From the Daily Breeze:
In El Segundo on Tuesday, South Bay lawmaker Ted Lieu urged residents to conserve whenever possible. Take five-minute showers, opt for a car wash rather than running the hose in the driveway at home and switch to low-flow toilets and showerheads, said Lieu, D-El Segundo.
“It’s incredibly difficult to get people to think about water conservation,” the assemblyman said. “They go home and turn on their faucets and water comes out.”
Making changes this summer could prevent the need for rationing in the future and help control rate increases a couple of years from now, he said. “I encourage all cities to pass ordinances urging residents to start conserving water,” Lieu added.

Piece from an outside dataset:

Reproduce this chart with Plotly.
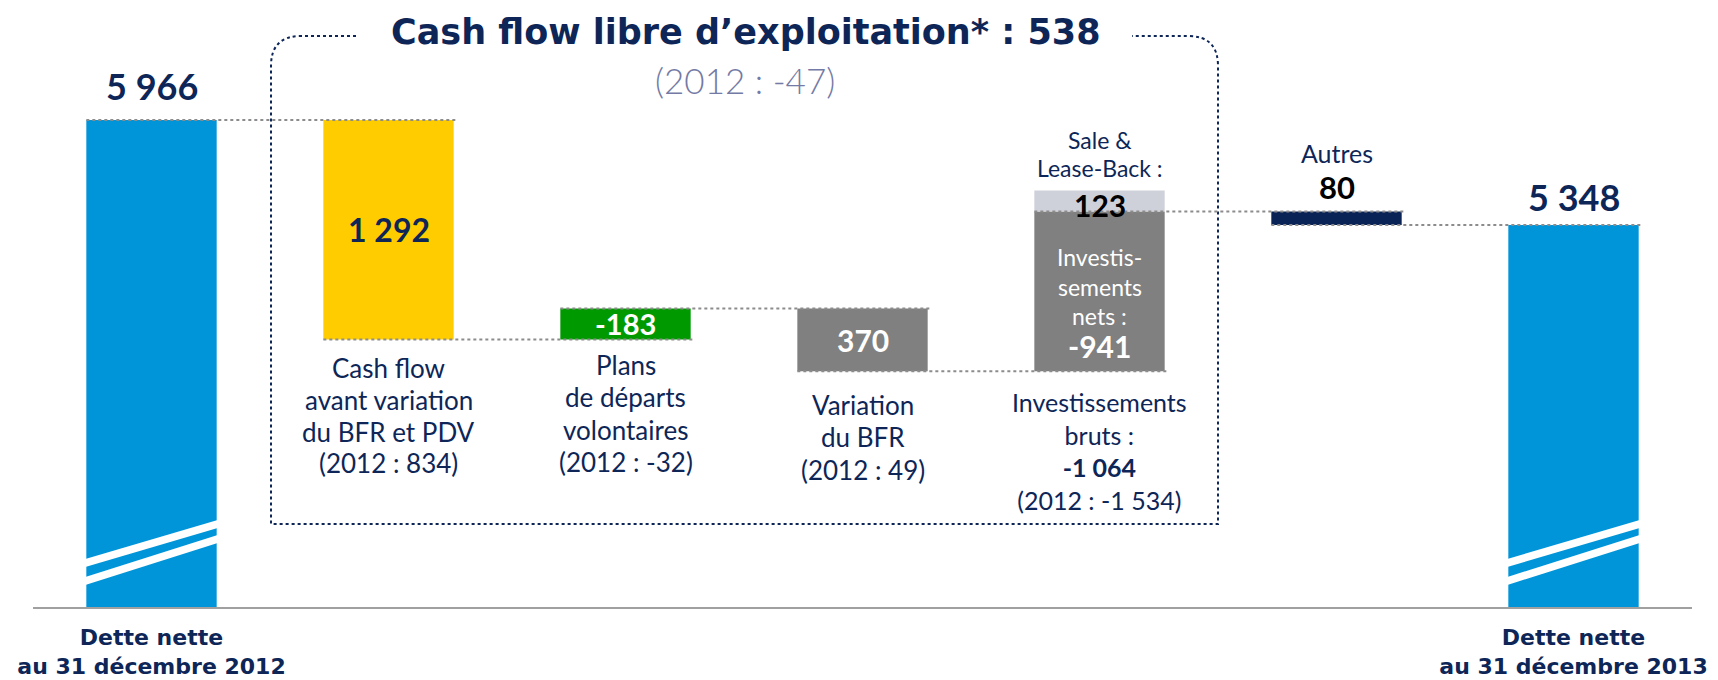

The same message came just hours later from the MWD’s governing board, which declared a water supply alert within its six-county service area. The agency is urging cities, counties, public water agencies and retailers to conserve, adopt and enforce drought ordinances, accelerate public outreach campaigns and develop new local water supplies.
MWD General Manager Jeff Kightlinger said in a statement that “the need for conservation is very real,” and that consumers “need to realize that water rationing looms should voluntary water-saving efforts not prove enough.”